Related to the Opioid Epidemic
Case: In re McKesson Corporation Derivative Litigation, 4:17-cv01850 (N.D. Cal. 2017)
Date: May 14, 2018
The shareholder derivative action accused current and former McKesson directors of breaching their fiduciary duties to the company by allowing it to violate the Controlled Substances Act even after paying a $13.25 million penalty in 2008 related to similar violations in which the DOJ alleged that the distributor had failed to design or implement an effective system to find and catch suspicious orders for controlled substances from its independent and small-chain pharmacy customers. McKesson assured the DEA that it would enforce a compliance program to catch suspicious orders, but the DOJ later discovered that McKesson never implemented the compliance program it had designed after the 2008 settlement.

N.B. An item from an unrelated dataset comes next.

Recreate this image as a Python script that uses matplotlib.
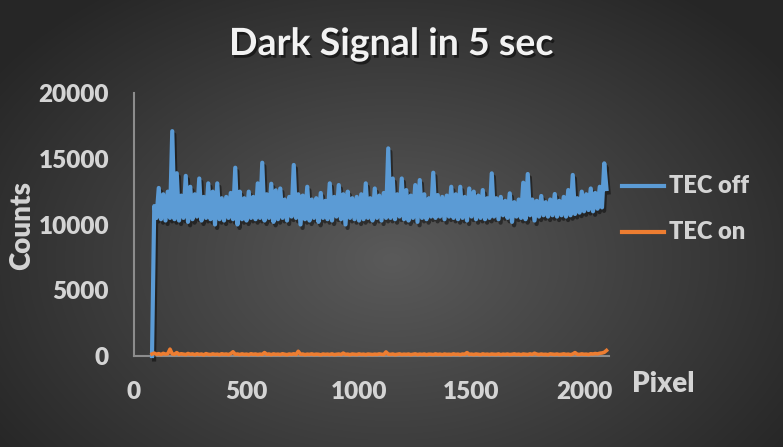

Shareholders filed a shareholder derivative suit against the retired McKesson CEO and board Chairman along with several other current and former directors who served on the board around the time of either the 2008 agreement, the 2017 fine, or both.
What were the results of this Shareholder Derivative Litigation?
McKesson Corp. directors agreed to pay $175 million to resolve a shareholder derivative action accusing the pharmaceutical distributor’s board of failing to enforce a compliance program to catch suspicious orders of opioids, leading to a $150 million fine from the U.S. Department of Justice.
“McKesson’s board and senior executives knew that continued illegal and improper conduct could subject the company and its stockholders to grave consequences, including large fines and penalties and suspension of sales in lucrative markets,” the complaint stated. “Despite these risks and red flags, the board and senior management threw the dice to see if the rewards from the improper conduct outweighed the negative consequences of being caught ignoring the mandate of the [controlled substance monitoring program] and the CSA.”
In addition to the $175 million cash payment, the settlement included governance reforms that required a separation of the CEO and chairman roles, which were previously held jointly by the same person, term limits for directors, the addition of two new independent directors and an overhaul of McKesson’s compliance committee.
A securities class action is a case brought pursuant to Federal Rule of Civil Procedure 23 on behalf of a group of persons and entities who purchased the securities of a particular company during a specified period of wrongdoing (the class period). The complaint generally contains allegations that the company and/or certain of its officers and directors violated one or more federal or state securities laws.
A shareholder derivative action is a lawsuit brought by a shareholder of a publicly traded company on behalf of and for the benefit of the company itself against the directors and/or officers of that company. In a derivative action, shareholders “step into the shoes” of the directors and officers of a company and bring litigation that the corporate board would be unwilling to pursue on its own. Such unwillingness typically relates to the fact that the board members themselves are alleged to have participated in the misconduct and thus would be unlikely to “sue themselves.”
Shareholder derivative litigation can recover money damages back to the company for financial or reputational harm caused by the conduct of its insiders, and also can be used to improve the governance of public companies in order to guard against such harms in the future.
Any shareholder of a company can be a nominal plaintiff in a shareholder derivative action provided that the shareholder has held stock in the company continuously from at least the period in which the alleged wrongful conduct began through the present.